Structure of Responsive Microgels down to Ultralow Cross-Linkings

N Hazra and A Ninarello and A Scotti and JE Houston and P Mota-Santiago and E Zaccarelli and JJ Crassous, MACROMOLECULES, 57, 339-355 (2023).

DOI: 10.1021/acs.macromol.3c00766

Although microgels have been widely used as model systems for soft colloids, their properties are still far from being completely understood. This stems from their heterogeneous structure strongly differing from that of an idealized polymeric network. Indeed, microgels synthesized by conventional precipitation polymerization exhibit not only a fuzzy structure with respect to the difference of reactivity between monomers and cross-linker molecules but also static heterogeneities related to the distribution in the length of the chains constituting their network. These features can be reproduced in computer simulations using the so-called in silico synthesis.
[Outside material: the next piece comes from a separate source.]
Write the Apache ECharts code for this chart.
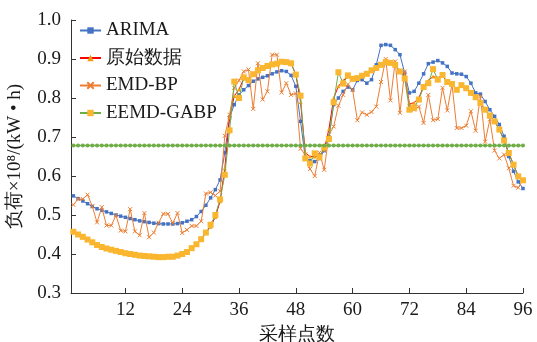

Hereby, a designing force acting on the cross-linkers during the in silico synthesis allows us to finely adjust the radial density distribution and, thus, to reproduce both the fuzziness and local heterogeneities present in real microgel systems. In this study, poly(N-isopropylacrylamide) (PNIPAM) microgels were synthesized with different degrees of cross-linking c(cross) down to cross-linker free conditions corresponding to so-called ultralow cross-linked microgels (ULC microgels). The experimental characterization was accompanied by numerical simulations at different c(cross) with the same designing force, which is found to be independent of the cross-linker concentration, as well as the size of the microgels. For the ULC microgels, it was found that no designing force is needed, but the number density of the network is much smaller. The number of effective cross-linkers in this case is found to be similar to 0.1%. The form factors of all microgels were measured at different temperatures across their volume phase transition with both static light scattering and small-angle X-ray scattering, favorably comparing them to the simulated ones. Furthermore, the swelling behavior was experimentally determined by dynamic light scattering and viscosimetry and also compared to the simulated results. Finally, experimental and simulated results indicate that the cross-linking dependence of the swelling is well-described by theoretical predictions for the isotropic swelling of an ideal network despite the highly heterogeneous character of real microgels.